The Professor: [inspecting the students' soufflés] Too low. Too pale. Too heavy. Too low. Too *high*, you are exaggerating. Fair. So-so. Sloppy.
[he gets to the Baron]
The Professor: Mm. Superb. Mon Dieu, Baron, you have not lost your touch...
[he looks at Sabrina's]
The Professor: Much too low.
Sabrina Fairchild: [looking at her soufflé] I don't know what happened.
Baron St.
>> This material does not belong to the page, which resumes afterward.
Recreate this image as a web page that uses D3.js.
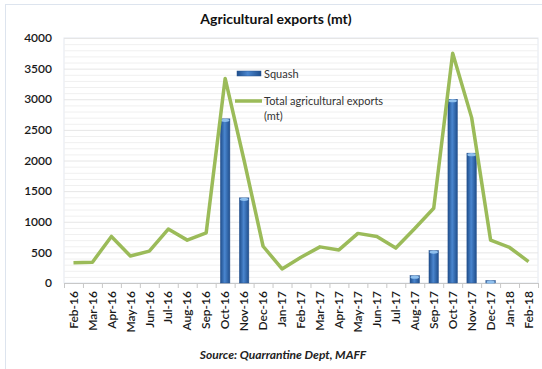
<!DOCTYPE html>
<html><head><meta charset="utf-8">
<script src="https://cdn.jsdelivr.net/npm/d3@7"></script>
<style>body{margin:0;background:#fff;} svg{display:block;font-family:Lato,"Open Sans",sans-serif;}</style>
</head><body><svg id="c" width="542" height="369"></svg>
<script>
const categories = ["Feb-16","Mar-16","Apr-16","May-16","Jun-16","Jul-16","Aug-16","Sep-16","Oct-16","Nov-16","Dec-16","Jan-17","Feb-17","Mar-17","Apr-17","May-17","Jun-17","Jul-17","Aug-17","Sep-17","Oct-17","Nov-17","Dec-17","Jan-18","Feb-18"];
const squash = [0,0,0,0,0,0,0,0,2680,1390,0,0,0,0,0,0,0,0,120,530,3000,2120,40,0,0];
const total = [330,340,760,440,520,880,700,820,3340,2000,600,230,420,590,540,810,760,570,890,1220,3750,2700,700,580,350];
const yTicks = [0,500,1000,1500,2000,2500,3000,3500,4000];
const seriesNames = ["Squash","Total agricultural exports (mt)"];

const svg = d3.select("#c");
const L = 64, R = 538, T = 38, B = 283;
const x = d3.scaleBand().domain(categories).range([L, R]).paddingInner(0.5).paddingOuter(0.25);
const xb = d3.scaleBand().domain(categories).range([L, R]);
const y = d3.scaleLinear().domain([0, 4000]).range([B, T]);

const defs = svg.append("defs");
const g1 = defs.append("linearGradient").attr("id","bar").attr("x1","0").attr("x2","1").attr("y1","0").attr("y2","0");
g1.append("stop").attr("offset","0%").attr("stop-color","#1f4e8c");
g1.append("stop").attr("offset","45%").attr("stop-color","#4a86cf");
g1.append("stop").attr("offset","100%").attr("stop-color","#1f4e8c");

// outer border
svg.append("rect").attr("x",5.5).attr("y",4.5).attr("width",540).attr("height",370).attr("fill","none").attr("stroke","#dde4ee");
// plot area
svg.append("rect").attr("x",L).attr("y",T).attr("width",R-L).attr("height",B-T).attr("fill","none").attr("stroke","#e3e8f0");

// gridlines every 100
svg.append("g").selectAll("line").data(d3.range(100,4001,100)).join("line")
  .attr("x1",L).attr("x2",R).attr("y1",d=>y(d)+0.5).attr("y2",d=>y(d)+0.5)
  .attr("stroke",d=>d%500===0?"#e6e6e6":"#f0f0f0").attr("stroke-width",1);

// y axis labels
svg.append("g").selectAll("text").data(yTicks).join("text")
  .attr("x",52).attr("y",d=>y(d)).attr("dy","0.35em").attr("text-anchor","end")
  .attr("font-size",12).attr("font-weight",600).attr("fill","#1a1a1a").text(d=>d);

// x axis
const xa = svg.append("g").attr("transform",`translate(0,${B})`);
xa.append("line").attr("x1",L).attr("x2",R).attr("y1",0.5).attr("y2",0.5).attr("stroke","#c8c8c8");
xa.selectAll("line.t").data(categories.concat(["end"])).join("line").attr("class","t")
  .attr("x1",(d,i)=>i<categories.length? xb(d)+0.5 : R+0.5).attr("x2",(d,i)=>i<categories.length? xb(d)+0.5 : R+0.5)
  .attr("y1",0).attr("y2",5).attr("stroke","#c8c8c8");
xa.selectAll("text").data(categories).join("text")
  .attr("transform",d=>`translate(${xb(d)+xb.bandwidth()/2},8) rotate(-90)`)
  .attr("text-anchor","end").attr("dy","0.35em").attr("font-size",12).attr("font-weight",600).attr("fill","#1a1a1a").text(d=>d);

// bars
const bars = svg.append("g");
categories.forEach((c,i)=>{
  const v = squash[i]; if(!v) return;
  bars.append("rect").attr("x",x(c)).attr("y",y(v)).attr("width",x.bandwidth()).attr("height",B-y(v))
    .attr("fill","url(#bar)").attr("stroke","#2b5590").attr("stroke-width",0.5);
  bars.append("ellipse").attr("cx",x(c)+x.bandwidth()/2).attr("cy",y(v)+1.5).attr("rx",x.bandwidth()/2-0.5).attr("ry",1.6).attr("fill","#8fc0ee");
});

// line
svg.append("path").datum(total)
  .attr("d",d3.line().x((d,i)=>xb(categories[i])+xb.bandwidth()/2).y(d=>y(d)))
  .attr("fill","none").attr("stroke","#9bbb59").attr("stroke-width",3.5).attr("stroke-linejoin","round");

// legend
const lg = svg.append("g");
lg.append("rect").attr("x",237).attr("y",71).attr("width",24).attr("height",5).attr("fill","url(#bar)").attr("stroke","#2b5590").attr("stroke-width",0.5);
lg.append("text").attr("x",264).attr("y",74).attr("dy","0.35em").attr("font-size",11).attr("fill","#333").text(seriesNames[0]);
lg.append("line").attr("x1",235).attr("x2",262).attr("y1",101).attr("y2",101).attr("stroke","#9bbb59").attr("stroke-width",3.5);
lg.append("text").attr("x",264).attr("y",101).attr("dy","0.35em").attr("font-size",11).attr("fill","#333").text("Total agricultural exports");
lg.append("text").attr("x",264).attr("y",116).attr("dy","0.35em").attr("font-size",11).attr("fill","#333").text("(mt)");

// title
svg.append("text").attr("x",276).attr("y",19).attr("dy","0.35em").attr("text-anchor","middle")
  .attr("font-size",14).attr("font-weight",700).attr("fill","#111").text("Agricultural exports (mt)");
// source
svg.append("text").attr("x",283).attr("y",355).attr("dy","0.35em").attr("text-anchor","middle")
  .attr("font-size",12).attr("font-weight",700).attr("font-style","italic").attr("fill","#222").text("Source: Quarrantine Dept, MAFF");
</script></body></html>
Fontanel: I will tell you what happened: you forgot to turn on the oven.
Sabrina Fairchild: Oh!

[Sabrina puts a romantic record on the phonograph]
Linus Larrabee: Sabrina.
Sabrina Fairchild: Yes?
Linus Larrabee: Do you mind if we turn this off?
Sabrina Fairchild: Why?
Linus Larrabee: [pained] Because.
Sabrina Fairchild: Don't you like it?
Linus Larrabee: I used to like it.
[Sabrina takes the record off]
Sabrina Fairchild: Certain songs bring back certain memories to me too. Did you love her?
Linus Larrabee: I'd rather not talk about it.
Sabrina Fairchild: I'm sorry.
Linus Larrabee: That's all right.
Sabrina Fairchild: It's so strange to think of you being touched by a woman. I always thought you walked alone.
Linus Larrabee: No man walks alone from choice.
Sabrina Fairchild: As a child I used to watch you, from the window over the garage. Coming and going, always wearing your black homburg and carrying a briefcase and an umbrella. I thought you could never belong to anyone. Never care for anyone.
Linus Larrabee: Oh yes, the cold businessman behind his marble desk, way up in his executive suite. No emotions, just ice water in his veins and ticker tape coming from his heart. And yet... one day that same cold businessman, high up in a skyscraper, opens a window, steps out on a ledge... stands there for three hours wondering... if he should jump.
Sabrina Fairchild: Because of her?
Linus Larrabee: No. No, that was another woman. Sabrina, do you find it hard to believe that someone might want to blot out everything for sentimental reasons?
Sabrina Fairchild: Oh I believe it! Do you know what I almost did for sentimental reasons? I...
[stops herself]
Sabrina Fairchild: I went to Paris to blot it out.